▶ Information supplied

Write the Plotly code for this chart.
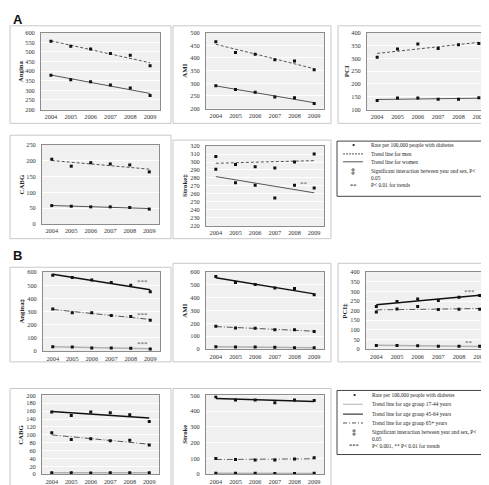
import plotly.graph_objects as go
import numpy as np

W, H = 489, 485
years = ["2004", "2005", "2006", "2007", "2008", "2009"]

# ---- Panel A: by sex ----
a_angina_men = [555, 530, 515, 492, 483, 428]
a_angina_women = [378, 355, 345, 328, 312, 273]
a_ami_men = [464, 422, 415, 393, 388, 354]
a_ami_women = [290, 275, 265, 246, 243, 220]
a_pci_men = [304, 336, 356, 338, 353, 358]
a_pci_women = [135, 145, 145, 140, 140, 146]
a_cabg_men = [205, 183, 194, 190, 187, 165]
a_cabg_women = [58, 56, 54, 54, 52, 47]
a_stroke_men = [307, 297, 294, 292.5, 300, 310]
a_stroke_women = [291, 274, 271, 255, 271, 267.5]

# ---- Panel B: by age group ----
b_angina_17_44 = [32, 30, 24, 24, 22, 16]
b_angina_45_64 = [576, 560, 540, 522, 500, 451]
b_angina_65 = [319, 292, 292, 270, 262, 235]
b_ami_17_44 = [19, 16, 16, 14, 11, 11]
b_ami_45_64 = [567, 519, 503, 476, 473, 424]
b_ami_65 = [178, 165, 162, 151, 151, 138]
b_pci_17_44 = [19, 19, 17, 15, 15, 14]
b_pci_45_64 = [222, 248, 260, 253, 269, 279]
b_pci_65 = [193, 209, 221, 206, 207, 207]
b_cabg_17_44 = [4, 4, 3, 4, 4, 4]
b_cabg_45_64 = [158, 149, 158, 156, 151, 134]
b_cabg_65 = [105, 88, 90, 85, 86, 74]
b_stroke_17_44 = [7, 6, 6, 5, 5, 6]
b_stroke_45_64 = [491, 470, 470, 454, 470, 467]
b_stroke_65 = [100, 93, 91, 91, 96, 104]

SERIF = "Liberation Serif"
xi = list(range(len(years)))

sty = {
    "men": dict(color="#555555", width=1, dash="3px,2px"),
    "women": dict(color="#555555", width=1, dash="solid"),
    "young": dict(color="#b0b0b0", width=1.5, dash="solid"),
    "mid": dict(color="#111111", width=1.5, dash="solid"),
    "old": dict(color="#555555", width=1, dash="6px,2px,1px,2px"),
}

panels = [
    ("Angina", (33, 21, 152, 99), (2, 14, 163, 113), (200, 600), 50,
     [(a_angina_men, "men"), (a_angina_women, "women")], []),
    ("AMI", (198, 21, 316, 98), (165, 14, 323, 113), (200, 500), 50,
     [(a_ami_men, "men"), (a_ami_women, "women")], []),
    ("PCI", (359, 21, 481, 99), (330, 14, 486, 113), (100, 400), 50,
     [(a_pci_men, "men"), (a_pci_women, "women")], []),
    ("CABG", (34, 135, 151, 215), (2, 125, 163, 230), (0, 250), 50,
     [(a_cabg_men, "men"), (a_cabg_women, "women")], []),
    ("Stroke‡", (198, 136, 316, 217), (165, 130, 323, 230), (220, 320), 10,
     [(a_stroke_men, "men"), (a_stroke_women, "women")], [(4.5, 273, "**")]),
    ("Angina‡", (35, 264, 152, 344), (2, 259, 163, 355), (0, 600), 100,
     [(b_angina_17_44, "young"), (b_angina_45_64, "mid"), (b_angina_65, "old")],
     [(4.6, 527, "***"), (4.6, 273, "***"), (4.6, 54, "***")]),
    ("AMI", (198, 264, 316, 342), (165, 255, 323, 355), (0, 600), 100,
     [(b_ami_17_44, "young"), (b_ami_45_64, "mid"), (b_ami_65, "old")], []),
    ("PCI‡", (358, 264, 482, 342), (330, 255, 486, 355), (0, 400), 50,
     [(b_pci_17_44, "young"), (b_pci_45_64, "mid"), (b_pci_65, "old")],
     [(4.5, 298, "***"), (4.5, 32, "**")]),
    ("CABG", (34, 389, 151, 469), (2, 382, 163, 484), (0, 200), 20,
     [(b_cabg_17_44, "young"), (b_cabg_45_64, "mid"), (b_cabg_65, "old")], []),
    ("Stroke", (198, 389, 316, 469), (165, 382, 323, 484), (0, 500), 100,
     [(b_stroke_17_44, "young"), (b_stroke_45_64, "mid"), (b_stroke_65, "old")], []),
]

def px(x):
    return x / W

def py(y):
    return 1 - y / H

TICKF = dict(family=SERIF, size=6.3, color="#333")

fig = go.Figure()
shapes = []
annotations = []
layout = {}

for i, (title, pb, ob, yr, dt, series, stars) in enumerate(panels):
    n = i + 1
    xa = "x" if n == 1 else f"x{n}"
    ya = "y" if n == 1 else f"y{n}"
    xkey = "xaxis" if n == 1 else f"xaxis{n}"
    ykey = "yaxis" if n == 1 else f"yaxis{n}"
    x0, y0, x1, y1 = pb
    layout[xkey] = dict(
        domain=[px(x0), px(x1)], anchor=ya, range=[-0.5, 5.5],
        tickvals=xi, ticktext=years, showgrid=False, zeroline=False,
        showline=True, mirror=True, linecolor="#8c8c8c", linewidth=1,
        ticks="", tickfont=TICKF, ticklabelstandoff=1, fixedrange=True,
    )
    layout[ykey] = dict(
        domain=[py(y1), py(y0)], anchor=xa, range=list(yr), dtick=dt,
        tick0=yr[0], showgrid=True, gridcolor="#ffffff", gridwidth=1,
        zeroline=False, showline=True, mirror=True, linecolor="#8c8c8c",
        linewidth=1, ticks="", tickfont=TICKF, ticklabelstandoff=4,
        fixedrange=True,
    )
    shapes.append(dict(type="rect", xref="paper", yref="paper",
                       x0=px(ob[0]), x1=px(ob[2]), y0=py(ob[3]), y1=py(ob[1]),
                       line=dict(color="#c8c8c8", width=1), layer="below"))
    annotations.append(dict(xref="paper", yref="paper", x=px(x0 - 21),
                            y=py((y0 + y1) / 2), text=f"<b>{title}</b>",
                            textangle=-90, showarrow=False,
                            font=dict(family=SERIF, size=6.8, color="#222"),
                            xanchor="center", yanchor="middle"))
    for vals, key in series:
        k, b = np.polyfit(xi, vals, 1)
        trend = [k * x + b for x in xi]
        fig.add_trace(go.Scatter(x=[xi[0], xi[-1]], y=[trend[0], trend[-1]],
                                 mode="lines", line=sty[key], xaxis=xa, yaxis=ya,
                                 showlegend=False, hoverinfo="skip"))
        fig.add_trace(go.Scatter(x=xi, y=vals, mode="markers",
                                 marker=dict(color="#111", size=3, symbol="square"),
                                 xaxis=xa, yaxis=ya, showlegend=False))
    for sx, sy, st in stars:
        annotations.append(dict(xref=xa, yref=ya, x=sx, y=sy, text=st,
                                showarrow=False, font=dict(family=SERIF, size=7, color="#555")))

for lab, yy in (("A", 8), ("B", 247)):
    annotations.append(dict(xref="paper", yref="paper", x=px(3), y=py(yy), text=f"<b>{lab}</b>",
                            showarrow=False, xanchor="left", yanchor="middle",
                            font=dict(family="Liberation Sans", size=13, color="#111")))

LF = dict(family=SERIF, size=5.4, color="#222")

def legend_text(x, y, t):
    annotations.append(dict(xref="paper", yref="paper", x=px(x), y=py(y), text=t,
                            showarrow=False, xanchor="left", yanchor="middle", font=LF))

def legend_sym(x, y, t, size=7):
    annotations.append(dict(xref="paper", yref="paper", x=px(x), y=py(y), text=t,
                            showarrow=False, xanchor="center", yanchor="middle",
                            font=dict(family=SERIF, size=size, color="#222")))

def legend_line(y, st):
    shapes.append(dict(type="line", xref="paper", yref="paper", x0=px(335), x1=px(355),
                       y0=py(y), y1=py(y), line=st))

# Legend A
shapes.append(dict(type="rect", xref="paper", yref="paper", x0=px(329), x1=px(484),
                   y0=py(187), y1=py(131), line=dict(color="#444", width=1)))
legend_sym(345, 135, "•", 9)
legend_text(361, 135, "Rate per 100,000 people with diabetes")
legend_line(144, dict(color="#555", width=1, dash="2px,1px"))
legend_text(361, 144, "Trend line for men")
legend_line(152, dict(color="#555", width=1))
legend_text(361, 152, "Trend line for women")
legend_sym(345, 162, "<b>‡</b>", 8)
legend_text(361, 161, "Significant interaction between year and sex, P<")
legend_text(361, 168, "0.05")
legend_sym(345, 176, "**", 6.5)
legend_text(361, 176, "P< 0.01 for trends")

# Legend B
shapes.append(dict(type="rect", xref="paper", yref="paper", x0=px(329), x1=px(484),
                   y0=py(449), y1=py(384), line=dict(color="#444", width=1)))
legend_sym(346, 389, "•", 9)
legend_text(362, 389, "Rate per 100,000 people with diabetes")
legend_line(398, dict(color="#b0b0b0", width=1))
legend_text(362, 398, "Trend line for age group 17-44 years")
legend_line(408, dict(color="#111", width=1))
legend_text(362, 408, "Trend line for age group 45-64 years")
legend_line(417, dict(color="#555", width=1, dash="4px,2px,1px,2px"))
legend_text(362, 417, "Trend line for age group 65+ years")
legend_sym(346, 427, "<b>‡</b>", 8)
legend_text(362, 426, "Significant interaction between year and sex, P<")
legend_text(362, 433, "0.05")
legend_sym(346, 440, "***", 6.5)
legend_text(362, 440, "P< 0.001, ** P< 0.01 for trends")

fig.update_layout(
    width=W, height=H, margin=dict(l=0, r=0, t=0, b=0),
    paper_bgcolor="white", plot_bgcolor="#f0f0f0",
    shapes=shapes, annotations=annotations, showlegend=False,
    **layout,
)
fig.write_html("out.html")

▶ Requirement
Return only the lines from the start of the data through the line that contains "a_stroke_women = [291, 274, 271, 255, 271, 267.5]", please, copying them exactly and omitting all pictures.

▶ Expected output
Write the Plotly code for this chart.
import plotly.graph_objects as go
import numpy as np

W, H = 489, 485
years = ["2004", "2005", "2006", "2007", "2008", "2009"]

# ---- Panel A: by sex ----
a_angina_men = [555, 530, 515, 492, 483, 428]
a_angina_women = [378, 355, 345, 328, 312, 273]
a_ami_men = [464, 422, 415, 393, 388, 354]
a_ami_women = [290, 275, 265, 246, 243, 220]
a_pci_men = [304, 336, 356, 338, 353, 358]
a_pci_women = [135, 145, 145, 140, 140, 146]
a_cabg_men = [205, 183, 194, 190, 187, 165]
a_cabg_women = [58, 56, 54, 54, 52, 47]
a_stroke_men = [307, 297, 294, 292.5, 300, 310]
a_stroke_women = [291, 274, 271, 255, 271, 267.5]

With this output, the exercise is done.